We have some savings but I really, really don't want to touch this unless we ABSOLUTELY have to. It's taken us so long to save what little we have so I don't want to touch it unless the bailiffs come a knocking! I want us to really tighten our belts and get the most out of every pound until the money comes in. We're also adjusting to my wages at my new job, which I love but I am bringing in about £300 less a month compared to a year ago. What makes the situation worse is that our car had its MOT and service on Tuesday, it failed, and by the time it passed I had a bill for £600 . . . . yeah. . . . Ouch. .. .
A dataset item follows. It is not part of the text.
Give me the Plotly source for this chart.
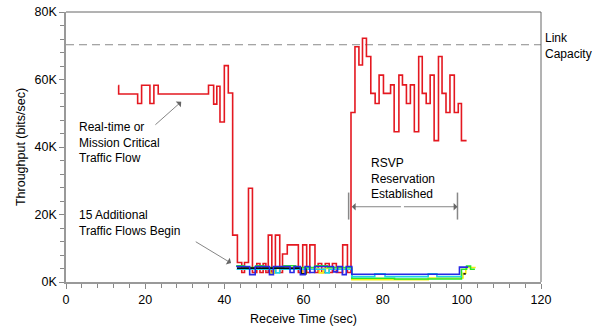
import plotly.graph_objects as go

# ---------------- data ----------------
red_t = [13.2, 13.3, 18.1, 19.1, 21.2, 22.2, 23.3, 36.0, 37.3, 38.1, 38.9, 40.0, 41.0, 42.1,
         43.3, 44.4, 45.1, 46.1, 47.1, 48.2, 49.0, 49.8, 50.5, 51.1, 52.0, 52.9, 54.0, 54.7,
         55.9, 58.7, 59.8, 60.8, 61.6, 62.9, 63.7, 64.6, 65.5, 66.5, 67.3, 68.3, 69.9, 71.1,
         72.0, 73.0, 74.0, 74.9, 75.9, 77.0, 78.1, 79.1, 80.2, 82.0, 82.9, 84.1, 85.0, 86.0,
         87.0, 88.0, 89.1, 90.0, 91.0, 92.0, 93.0, 94.1, 95.0, 96.0, 97.0, 98.1, 99.1, 99.9, 101.2]
red_v = [58200, 55700, 52900, 58300, 52900, 58300, 55700, 58300, 52700, 58000, 47400, 64100, 56000, 13900,
         5800, 2800, 5800, 27800, 2800, 5500, 2800, 5500, 2800, 13900, 2800, 13900, 2800, 8300,
         11000, 2800, 11000, 2800, 11000, 2800, 5500, 2800, 5500, 2800, 5500, 2800, 11000, 2800,
         50200, 69700, 64300, 72200, 66800, 55900, 52900, 61300, 55900, 58400, 44500, 61300, 58400, 52900,
         58400, 44500, 66800, 55900, 52900, 61300, 41900, 66800, 55900, 50200, 61300, 50200, 52900, 41900, 41900]

green_t = [43.0, 45.0, 48.0, 50.0, 55.0, 58.0, 63.0, 66.0, 72.2, 83.0, 99.9, 101.2, 102.2, 103.3]
green_v = [4800, 4300, 4800, 4300, 4800, 4300, 4800, 4300, 1100, 900, 3800, 4700, 3800, 3800]

yellow_t = [43.2, 51.6, 52.6, 59.6, 60.6, 64.0, 65.0, 72.2, 91.5, 100.3, 101.0, 103.5]
yellow_v = [4000, 2600, 4000, 2600, 4000, 2700, 4000, 700, 1200, 2600, 4300, 4300]

cyan_t = [43.1, 53.0, 54.0, 65.5, 66.5, 72.2, 78.0, 80.6, 91.5, 93.7, 100.0]
cyan_v = [3800, 2700, 3800, 2700, 3800, 1600, 2400, 1600, 2400, 1600, 1600]

black_t = [43.2, 59.4, 60.6, 72.2, 100.4, 100.4, 101.0]
black_v = [4100, 2400, 4100, None, None, 2400, 2400]

blue_t = [43.0, 46.4, 47.8, 51.4, 52.4, 56.6, 57.6, 59.2, 60.4, 61.6, 62.8, 67.6, 68.6, 69.8, 70.8,
          72.2, 99.4, 101.6]
blue_v = [4600, 2200, 4600, 2200, 4600, 2800, 4600, 2200, 4600, 2800, 4600, 3000, 4600, 2200, 4600,
          2300, 4400, 4400]

link_capacity = 70300
x_ticks = [0, 20, 40, 60, 80, 100, 120]
y_ticks = [0, 20000, 40000, 60000, 80000]
y_tick_text = ["0K", "20K", "40K", "60K", "80K"]

FONT = "Liberation Sans, Arial, sans-serif"

fig = go.Figure()

fig.add_trace(go.Scatter(x=[0, 120], y=[link_capacity, link_capacity], mode="lines",
                         line=dict(color="#8a8a8a", width=1, dash="8px,5px"),
                         hoverinfo="skip", showlegend=False))


def add(t, v, color, width=1.6):
    fig.add_trace(go.Scatter(x=t, y=v, mode="lines", connectgaps=False,
                             line=dict(color=color, width=width, shape="hv"),
                             hoverinfo="skip", showlegend=False))


add(red_t, red_v, "rgb(228,24,32)")
add(yellow_t, yellow_v, "rgb(245,240,20)")
add(green_t, green_v, "rgb(40,230,40)")
add(cyan_t, cyan_v, "rgb(30,210,230)")
add(black_t, black_v, "rgb(10,10,10)")
add(blue_t, blue_v, "rgb(40,40,230)")

annots = []
txt = dict(font=dict(family=FONT, size=12, color="black"), showarrow=False, align="left",
           xanchor="left", yanchor="middle")
annots.append(dict(text="Link<br>Capacity", xref="paper", yref="y", x=1.004, y=link_capacity - 300, **txt))
annots.append(dict(text="Real-time or<br>Mission Critical<br>Traffic Flow", xref="x", yref="y",
                   x=2.8, y=41200, **txt))
annots.append(dict(text="15 Additional<br>Traffic Flows Begin", xref="x", yref="y",
                   x=2.8, y=17500, **txt))
annots.append(dict(text="RSVP<br>Reservation<br>Established", xref="x", yref="y",
                   x=76.5, y=30800, **txt))
# arrows
arr = dict(showarrow=True, arrowhead=1, arrowsize=1.6, arrowwidth=0.8, arrowcolor="#666",
           text="", xref="x", yref="y", axref="x", ayref="y")
annots.append(dict(x=29.1, y=53400, ax=22.2, ay=46200, **arr))
annots.append(dict(x=41.7, y=5600, ax=32.4, ay=12200, **arr))
annots.append(dict(x=72.2, y=22300, ax=85.0, ay=22300, **arr))
annots.append(dict(x=98.9, y=22300, ax=85.0, ay=22300, **arr))

shapes = [
    dict(type="line", xref="paper", yref="paper", x0=0, x1=1, y0=1, y1=1, line=dict(color="#666", width=1)),
    dict(type="line", xref="paper", yref="paper", x0=1, x1=1, y0=0, y1=1, line=dict(color="#666", width=1)),
    dict(type="line", xref="x", yref="y", x0=71.4, x1=71.4, y0=18500, y1=26500, line=dict(color="#888", width=1.5)),
    dict(type="line", xref="x", yref="y", x0=98.9, x1=98.9, y0=18500, y1=26500, line=dict(color="#888", width=1.5)),
]

fig.update_layout(
    width=608, height=328,
    margin=dict(l=66, r=67, t=12, b=46),
    paper_bgcolor="white", plot_bgcolor="white",
    font=dict(family=FONT, size=12, color="black"),
    annotations=annots, shapes=shapes,
    xaxis=dict(range=[0, 120], tickvals=x_ticks, showgrid=False, zeroline=False, automargin=False,
               showline=True, linecolor="#999", linewidth=1.5,
               ticks="outside", ticklen=5, tickcolor="#888", tickwidth=1,
               minor=dict(dtick=4, ticks="outside", ticklen=4, tickcolor="#888", showgrid=False),
               tickfont=dict(size=12.5),
               title=dict(text="Receive Time (sec)", font=dict(size=12.5), standoff=8)),
    yaxis=dict(range=[0, 80000], tickvals=y_ticks, ticktext=y_tick_text, showgrid=False, zeroline=False,
               automargin=False,
               showline=True, linecolor="#999", linewidth=1.5,
               ticks="outside", ticklen=5, tickcolor="#888", tickwidth=1,
               minor=dict(dtick=4000, ticks="outside", ticklen=4, tickcolor="#888", showgrid=False),
               tickfont=dict(size=12.5),
               title=dict(text="Throughput (bits/sec)", font=dict(size=12.5), standoff=6)),
)

fig.write_html("out.html")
Still, ever the optimist I know we can do this. Although we are not totally doing rations at the moment (which I may go back to as I'm actually missing it!) I am still limiting a lot of what we buy such as butter, cheese, milk and 'meat'. But I don't ration lentils, grains, beans and whole foods I can cook from scratch with. I'm still buying very little processed food. I've replaced the sugar ration with honey or maple syrup as a less refined alternative and I am buying more eggs. More on this later. I am buying some non-British fruit and veg if it is on offer, but really only occasionally. Today, at my fruit and veg shop they had a carrier bag of overipe bananas for £1! I bought it to make a banana loaf and have frozen the rest for banana ice cream.
I know we can get through this time by being frugal. This morning so far I have been to the allotment and done some weeding and picked our first strawberries! I've made a 'meat loaf' with the last of the veggie mince, mushrooms, onions etc, taken up 2 pairs of work trousers (provided by work) , cleaned and tidied, made breakfast and lunch. Lunch will be jacket potato and meat loaf followed by our own strawberries. I listened to 1940s big band music while I worked. I also hand washed a batch of cleaning cloths and tea towels.
All in all I do feel optimistic. I know my grandparents went through some very lean times, much harder than ours so whenever I'm feeling a bit stressed I think of them. I'll let you know how we get on.